„Sztuka w muzeum na półce, a nie w naszej spółce” oraz „Był Michałów, była Białka, Janów to jest inna bajka” – takie transparenty wiszą przy wjeździe do Stadniny Koni Janów Podlaski. Od poniedziałku trwa tam blokada pracowników, mająca na celu uniemożliwienie wjazdu nowej prezes Hannie Sztuce.
Na tę funkcję została powołana w poniedziałek przez nadzorujący stadninę Krajowy Ośrodek Wsparcia Rolnictwa. Alina Sobieszak, redaktor naczelna branżowego „Araby Magazine”, mówi „Rzeczpospolitej”, że choć ostatnie lata przyniosły stadninie prawdziwa karuzelę prezesów, jest to pierwszy taki protest. – Pracownicy uznali, że muszą walczyć o swoje, bo po prostu mają dosyć. Widać, że ławka w KOWR jest krótka, jednak nie zmienia to faktu, że pomysł z Hanna Sztuką jest najgorszy z możliwych.
Złe doświadczenia
Chodzi o to, że Sztuka wcześniej była głównym hodowcą w stadninie w Michałowie, a następnie kierowniczką w Białce, gdzie zbierała złe recenzje. Kontrowersje budzi zwłaszcza okres jej pracy w Michałowie. Zasłynęła ostrym podejściem do pracowników, zdaniem wielu fachowców stadnina podpisywała niekorzystne dla siebie umowy dzierżawy koni, kontrowersje budzi też rola, którą pełnił włoski pośrednik Simone Leo.

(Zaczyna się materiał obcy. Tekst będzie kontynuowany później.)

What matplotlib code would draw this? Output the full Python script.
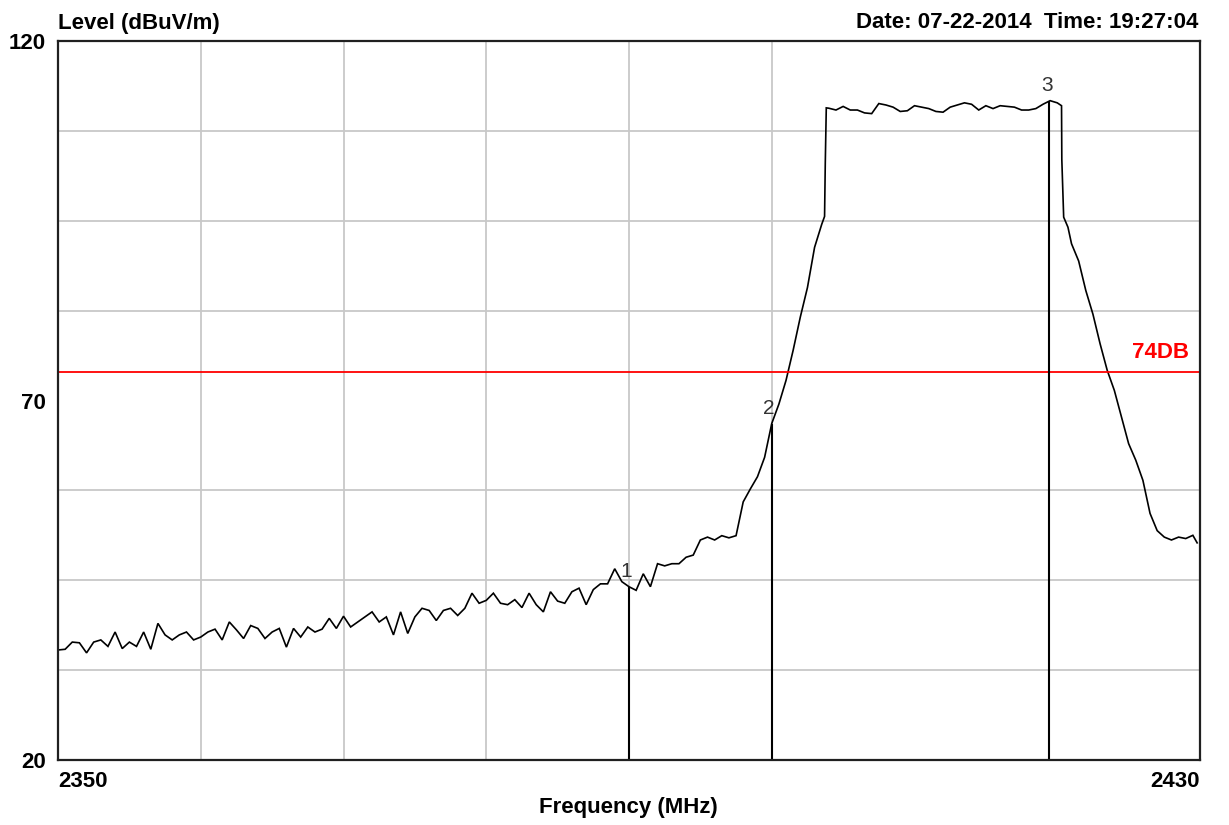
import matplotlib
matplotlib.use("Agg")
import matplotlib.pyplot as plt

# trace (MHz, dBuV/m)
freq = [
    2350.0, 2350.5, 2351.0, 2351.5, 2352.0, 2352.5, 2353.0, 2353.5, 2354.0, 2354.5,
    2355.0, 2355.5, 2356.0, 2356.5, 2357.0, 2357.5, 2358.0, 2358.5, 2359.0, 2359.5,
    2360.0, 2360.5, 2361.0, 2361.5, 2362.0, 2362.5, 2363.0, 2363.5, 2364.0, 2364.5,
    2365.0, 2365.5, 2366.0, 2366.5, 2367.0, 2367.5, 2368.0, 2368.5, 2369.0, 2369.5,
    2370.0, 2370.5, 2371.0, 2371.5, 2372.0, 2372.5, 2373.0, 2373.5, 2374.0, 2374.5,
    2375.0, 2375.5, 2376.0, 2376.5, 2377.0, 2377.5, 2378.0, 2378.5, 2379.0, 2379.5,
    2380.0, 2380.5, 2381.0, 2381.5, 2382.0, 2382.5, 2383.0, 2383.5, 2384.0, 2384.5,
    2385.0, 2385.5, 2386.0, 2386.5, 2387.0, 2387.5, 2388.0, 2388.5, 2389.0, 2389.5,
    2390.0, 2390.5, 2391.0, 2391.5, 2392.0, 2392.5, 2393.0, 2393.5, 2394.0, 2394.5,
    2395.0, 2395.5, 2396.0, 2396.5, 2397.0, 2397.5, 2398.0, 2398.5, 2399.0, 2399.5,
    2400.0, 2400.5, 2401.0, 2401.5, 2402.0, 2402.5, 2403.0, 2403.5, 2403.7, 2403.75,
    2403.82, 2404.0, 2404.5, 2405.0, 2405.5, 2406.0, 2406.5, 2407.0, 2407.5, 2408.0,
    2408.5, 2409.0, 2409.5, 2410.0, 2410.5, 2411.0, 2411.5, 2412.0, 2412.5, 2413.0,
    2413.5, 2414.0, 2414.5, 2415.0, 2415.5, 2416.0, 2416.5, 2417.0, 2417.5, 2418.0,
    2418.5, 2419.0, 2419.5, 2420.0, 2420.3, 2420.32, 2420.45, 2420.75, 2421.0, 2421.5,
    2422.0, 2422.5, 2423.0, 2423.5, 2424.0, 2424.5, 2425.0, 2425.5, 2426.0, 2426.5,
    2427.0, 2427.5, 2428.0, 2428.5, 2429.0, 2429.5, 2429.8,
]
level = [
    35.3, 35.4, 36.4, 36.3, 34.9, 36.4, 36.7, 35.8, 37.8, 35.5,
    36.4, 35.8, 37.8, 35.4, 39.0, 37.4, 36.7, 37.4, 37.8, 36.7,
    37.1, 37.8, 38.2, 36.7, 39.2, 38.1, 36.9, 38.7, 38.3, 36.9,
    37.8, 38.3, 35.7, 38.3, 37.1, 38.5, 37.8, 38.2, 39.7, 38.3,
    40.0, 38.5, 39.2, 39.9, 40.6, 39.2, 39.9, 37.4, 40.6, 37.6,
    39.9, 41.1, 40.8, 39.4, 40.8, 41.1, 40.1, 41.1, 43.2, 41.8,
    42.2, 43.2, 41.8, 41.6, 42.3, 41.2, 43.2, 41.6, 40.6, 43.4,
    42.1, 41.8, 43.4, 43.9, 41.6, 43.7, 44.5, 44.5, 46.6, 44.8,
    44.1, 43.6, 45.9, 44.1, 47.3, 47.0, 47.3, 47.3, 48.2, 48.5,
    50.6, 51.0, 50.6, 51.2, 50.9, 51.2, 55.9, 57.7, 59.4, 62.1,
    66.8, 69.5, 72.8, 77.0, 81.6, 85.7, 91.3, 94.5, 95.6, 103.0,
    110.7, 110.65, 110.4, 110.9, 110.4, 110.4, 110.0, 109.9, 111.3, 111.1,
    110.8, 110.2, 110.3, 111.0, 110.8, 110.6, 110.2, 110.1, 110.8, 111.1,
    111.4, 111.2, 110.4, 111.0, 110.6, 111.0, 110.9, 110.8, 110.4, 110.4,
    110.6, 111.2, 111.7, 111.4, 111.0, 103.5, 95.5, 94.1, 91.8, 89.4,
    85.3, 82.0, 77.9, 74.2, 71.4, 67.7, 64.0, 61.7, 58.9, 54.3,
    51.9, 51.0, 50.6, 51.0, 50.8, 51.25, 50.2,
]

marker_freq = [2390.0, 2400.0, 2419.45]
marker_level = [44.1, 66.8, 111.7]
marker_names = ["1", "2", "3"]

limit = 74
limit_label = "74DB"

grid_x = [2360, 2370, 2380, 2390, 2400]
grid_y = [32.5, 45, 57.5, 70, 82.5, 95, 107.5]

fig = plt.figure(figsize=(12.29, 8.25), dpi=100)
ax = fig.add_axes([58 / 1229, 1 - 760 / 825, 1142 / 1229, 719 / 825])

ax.set_xlim(2350, 2430)
ax.set_ylim(20, 120)

# grid on minor ticks, labels only on the ends
ax.set_xticks(grid_x, minor=True)
ax.set_yticks(grid_y, minor=True)
ax.grid(which="minor", color="#c8c8c8", linewidth=1.3)
ax.set_axisbelow(True)
ax.set_xticks([2350, 2430])
ax.set_yticks([20, 70, 120])
ax.tick_params(which="both", length=0)
ax.tick_params(axis="x", pad=8)
ax.tick_params(axis="y", pad=9)
for lab in ax.get_xticklabels() + ax.get_yticklabels():
    lab.set_fontfamily("Liberation Sans")
    lab.set_fontweight("bold")
    lab.set_fontsize(16)
xl = ax.get_xticklabels()
xl[0].set_ha("left")
xl[1].set_ha("right")

for s in ax.spines.values():
    s.set_linewidth(1.6)
    s.set_color("#202020")

ax.plot(freq, level, color="black", linewidth=1.2, solid_joinstyle="miter")

ax.axhline(limit, color="#ff0000", linewidth=1.3)
ax.text(2429.2, limit + 1.2, limit_label, color="#ff0000", ha="right", va="bottom",
        fontfamily="Liberation Sans", fontweight="bold", fontsize=16)

ax.vlines(marker_freq, 20, marker_level, color="black", linewidth=1.5)
for f, l, name in zip(marker_freq, marker_level, marker_names):
    ax.annotate(name, (f, l), xytext=(-2, 4), textcoords="offset points",
                ha="center", va="bottom", fontsize=15, color="#333333",
                fontfamily="Liberation Sans")

fig.text(58 / 1229, 1 - 29 / 825, "Level (dBuV/m)", ha="left", va="baseline",
         fontfamily="Liberation Sans", fontweight="bold", fontsize=16)
fig.text(1198 / 1229, 1 - 28 / 825, "Date: 07-22-2014  Time: 19:27:04", ha="right",
         va="baseline", fontfamily="Liberation Sans", fontweight="bold", fontsize=16)
fig.text(628 / 1229, 1 - 813 / 825, "Frequency (MHz)", ha="center", va="baseline",
         fontfamily="Liberation Sans", fontweight="bold", fontsize=16)

fig.savefig("out.png", dpi=100)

Ze stadniny Sztuka została zwolniona dyscyplinarnie, choć – jak sama potem twierdziła – odwołała się do sądu pracy, w którym wygrała. Marek Szewczyk, były naczelny „Konia Polskiego”, pisał na swoim blogu, że Sztuka nie chciała oddać rzeczy stadniny, m.in., telefonu komórkowego, aparatu czy kluczyków do samochodu, a sprawa też skończyła się w sądzie. – Jest osobą, która poczyniła wiele szkód w michałowskiej hodowli, wiedza na ten temat jest w tym niewielkim środowisku dobrze znana, więc pracownicy mają się czego obawiać – mówi nam Marek Szewczyk.
W liście, który do dyrektora KOWR skierowali pracownicy spółki, pytają: „Jak można (…) powołać osobę tak kontrowersyjną, która w świecie hodowców koni czystej rasy arabskiej jest powszechnie uznawana za osobę, która nigdy nie kierowała się dobrem objętych przez siebie jednostek, a raczej własnym interesem?”.